"The Boy in the Striped Pajamas" (from the 2006 children's novel) is a fresh, unblinking, exacting gaze at the horror that happened not so long ago. The movie poster says it all (please ignore the lame tagline on the poster)--there is "us" and "them," or rather "us" and "not-them." Two little eight-year-old boys on either side of a barbed wire fence, Bruno (German) and Schmuel (Jewish), try to make sense of something that doesn't make sense at all.

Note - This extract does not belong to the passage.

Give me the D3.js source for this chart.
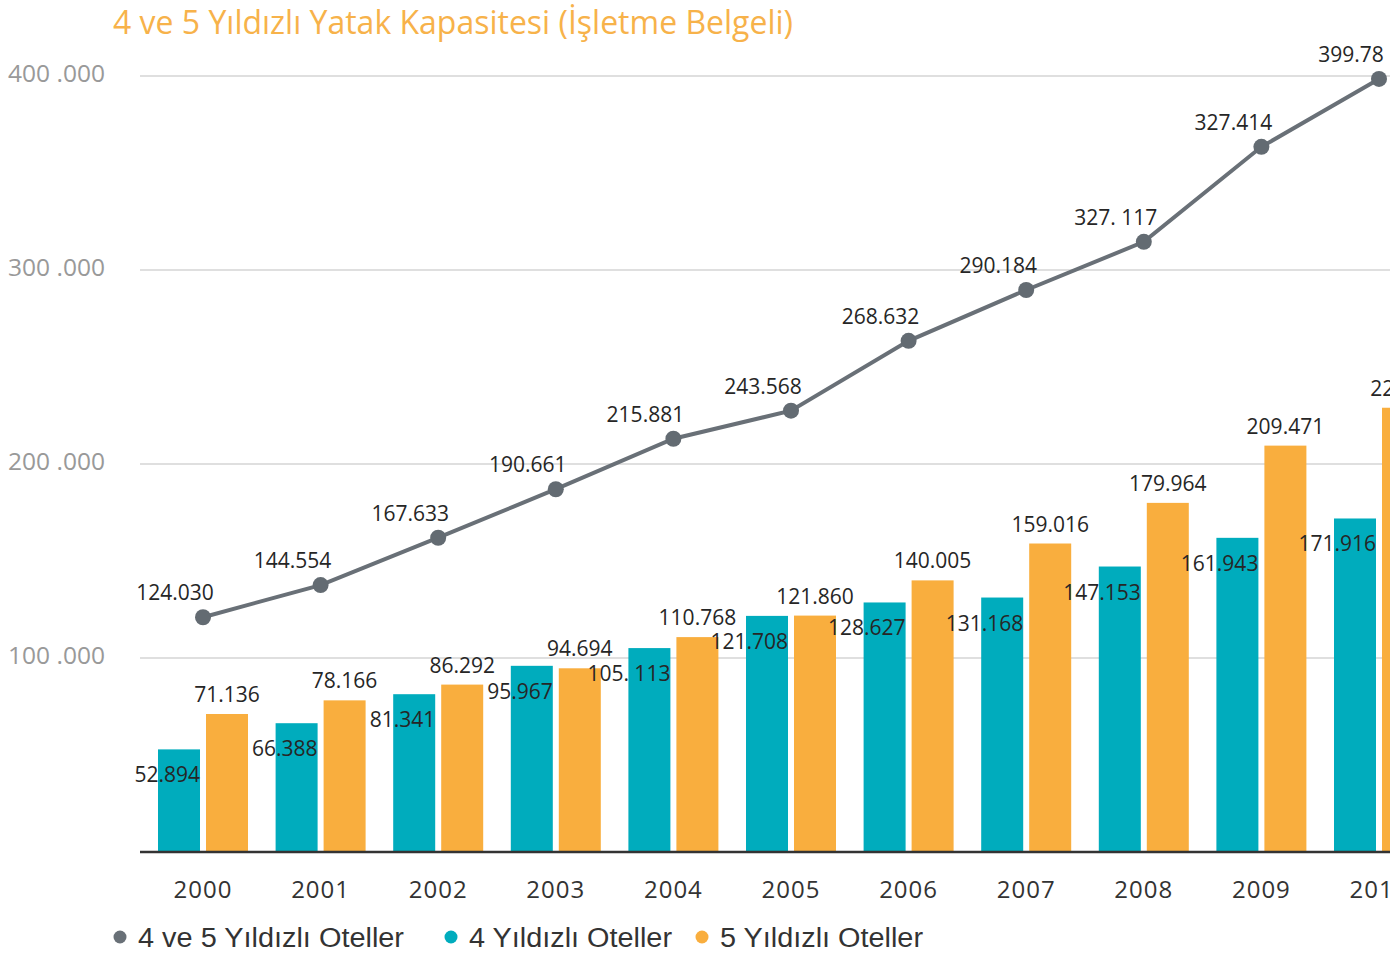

Bruno's (Asa Butterfield of the biggest, bluest peepers ever) Dad (David Thewlis) is a Nazi officer who moves the family a little too close to a concentration camp. Bruno, who loves adventure books and aspires to be an explorer, disobeys and has--very believable--clandestine meetings with Schmuel (Jack Scanlon). Once you get over the British accents and British-isms coming out of the mouths of Germans and European Jews (just embrace the exquisite British acting!), "Pajamas" is a "perfect film." I repeat, "Pajamas" is a perfect film. It's rated PG-13, but younger children should definitely see it also. (The Brothers Grimm pulled no punches either.) Life hurts, life is harsh. Evil is real. What side do YOU want to be on? This is probably THE best Holocaust movie for children because the story is simple, linear, and follows a child's process of reasoning.

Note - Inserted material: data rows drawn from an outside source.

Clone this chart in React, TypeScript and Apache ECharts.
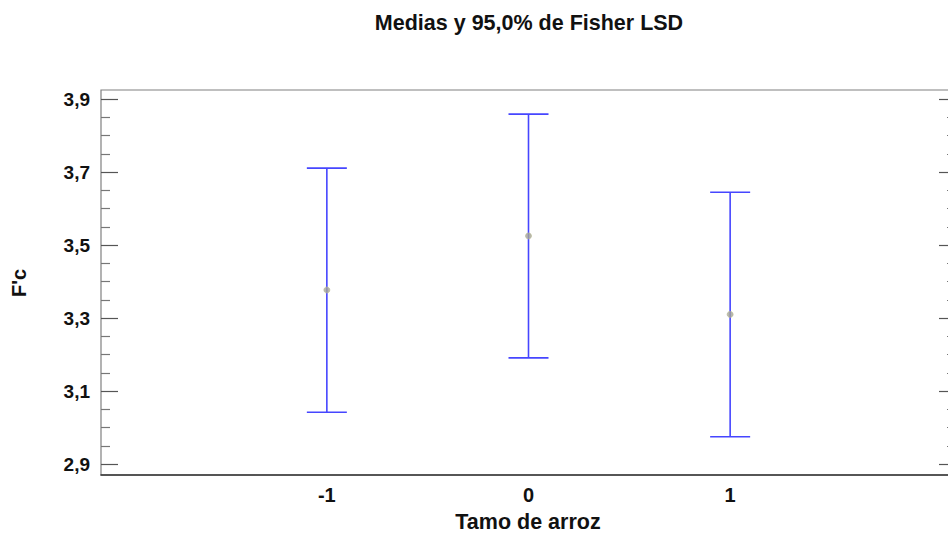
import React, { useEffect, useRef } from "react";
import * as echarts from "echarts";

const titleText = "Medias y 95,0% de Fisher LSD";
const xName = "Tamo de arroz";
const yName = "F'c";

const levels = [-1, 0, 1];
const means = [3.377, 3.525, 3.31];
const lower = [3.042, 3.191, 2.975];
const upper = [3.711, 3.859, 3.645];

const yMajor = [2.9, 3.1, 3.3, 3.5, 3.7, 3.9];
const yMinor = [
  2.95, 3.0, 3.05, 3.15, 3.2, 3.25, 3.35, 3.4, 3.45, 3.55, 3.6, 3.65, 3.75, 3.8, 3.85,
];
const xTicks = [-1, 0, 1];

const FONT = "'Liberation Sans', Arial, sans-serif";

export default function App() {
  const ref = useRef<HTMLDivElement>(null);

  useEffect(() => {
    document.body.style.margin = "0";
    const chart = echarts.init(ref.current!, undefined, { renderer: "svg" });

    const yMin = 2.87;
    const yMax = 3.925;

    const baseY = (pos: "left" | "right", major: boolean) => ({
      type: "value",
      min: yMin,
      max: yMax,
      position: pos,
      gridIndex: 0,
      axisLine: { show: false, onZero: false },
      splitLine: { show: false },
      axisTick: {
        show: true,
        inside: true,
        length: major ? 17 : 9,
        customValues: major ? yMajor : yMinor,
        lineStyle: { color: major ? "#555" : "#777", width: 1.2 },
      },
      axisLabel:
        pos === "left" && major
          ? {
              show: true,
              customValues: yMajor,
              formatter: (v: number) => v.toFixed(1).replace(".", ","),
              color: "#111",
              fontWeight: "bold",
              fontSize: 19,
              fontFamily: FONT,
              margin: 11,
            }
          : { show: false },
    });

    const option: any = {
      animation: false,
      backgroundColor: "#ffffff",
      grid: {
        left: 101,
        top: 90,
        width: 855,
        height: 385,
        show: true,
        borderColor: "#808080",
        borderWidth: 1.2,
        backgroundColor: "transparent",
      },
      xAxis: {
        type: "value",
        min: -2.12,
        max: 2.12,
        axisLine: { show: true, onZero: false, lineStyle: { color: "#333", width: 1.5 } },
        axisTick: { show: false },
        splitLine: { show: false },
        axisLabel: {
          customValues: xTicks,
          formatter: (v: number) => String(v),
          color: "#111",
          fontWeight: "bold",
          fontSize: 20,
          fontFamily: FONT,
          margin: 10,
        },
      },
      yAxis: [baseY("left", true), baseY("left", false), baseY("right", true), baseY("right", false)],
      graphic: [
        {
          type: "text",
          x: 529,
          y: 23,
          style: {
            text: titleText,
            align: "center",
            verticalAlign: "middle",
            font: `bold 21.5px ${FONT}`,
            fill: "#111",
          },
        },
        {
          type: "text",
          x: 528,
          y: 522,
          style: {
            text: xName,
            align: "center",
            verticalAlign: "middle",
            font: `bold 21.5px ${FONT}`,
            fill: "#111",
          },
        },
        {
          type: "text",
          x: 19,
          y: 283,
          rotation: Math.PI / 2,
          style: {
            text: yName,
            align: "center",
            verticalAlign: "middle",
            font: `bold 20px ${FONT}`,
            fill: "#111",
          },
        },
      ],
      series: [
        {
          type: "custom",
          yAxisIndex: 0,
          data: levels.map((x, i) => [x, lower[i], upper[i]]),
          renderItem: (params: any, api: any) => {
            const x = api.value(0);
            const lo = api.coord([x, api.value(1)]);
            const hi = api.coord([x, api.value(2)]);
            const hw = 20;
            const style = { stroke: "#4646ff", lineWidth: 1.6 };
            return {
              type: "group",
              children: [
                { type: "line", shape: { x1: hi[0], y1: hi[1], x2: lo[0], y2: lo[1] }, style },
                { type: "line", shape: { x1: hi[0] - hw, y1: hi[1], x2: hi[0] + hw, y2: hi[1] }, style },
                { type: "line", shape: { x1: lo[0] - hw, y1: lo[1], x2: lo[0] + hw, y2: lo[1] }, style },
              ],
            };
          },
          z: 2,
        },
        {
          type: "scatter",
          yAxisIndex: 0,
          data: levels.map((x, i) => [x, means[i]]),
          symbol: "circle",
          symbolSize: 6,
          itemStyle: { color: "#a4a49a", borderColor: "#b8b890", borderWidth: 0.8 },
          z: 3,
        },
      ],
    };

    chart.setOption(option);
    return () => chart.dispose();
  }, []);

  return (
    <div style={{ width: 948, height: 533, overflow: "hidden", position: "relative" }}>
      <div ref={ref} style={{ width: 960, height: 533 }} />
    </div>
  );
}
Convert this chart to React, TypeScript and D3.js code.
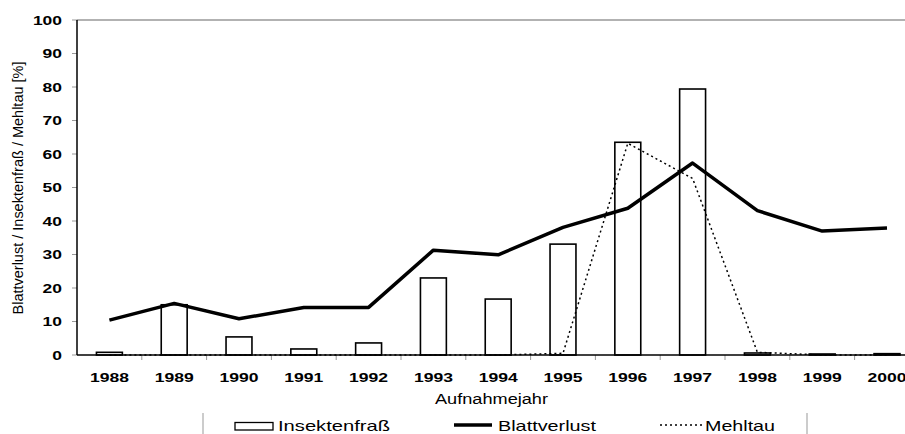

If we are becoming a post-literate society, film can be a great way to peer into history, and examine our values. Although no Holocaust movie seems to capture the terror, the utterly debased living conditions, the outsized cruelty, this film gets to the living heart of the matter: What was going on in Nazi Germany and why, in all its nationalistic, ideological, "we're making the world a better place," murderous fervor. (See Ben Stein's movie "Expelled" for the Darwin-Hitler "natural selection" connection.)
"Pajamas" is also the story of a little boy who wants to be proud of his father, but can't. (What DID the Nazis tell their children when the propaganda didn't work?)
The score by the incomparable James Horner is imperceivable and scant. Silence and words are the eloquence here. Note the silence after Bruno asks Schmuel what he did wrong and Schmuel answers: "I'm a Jew." The same uber-civilized piece of classical music wafts through happy and gut-wrenching scenes alike.
The ending? Better the young people who go see this film realize what really happens when you start calling certain categories of persons "non-persons." Life is not a videogame.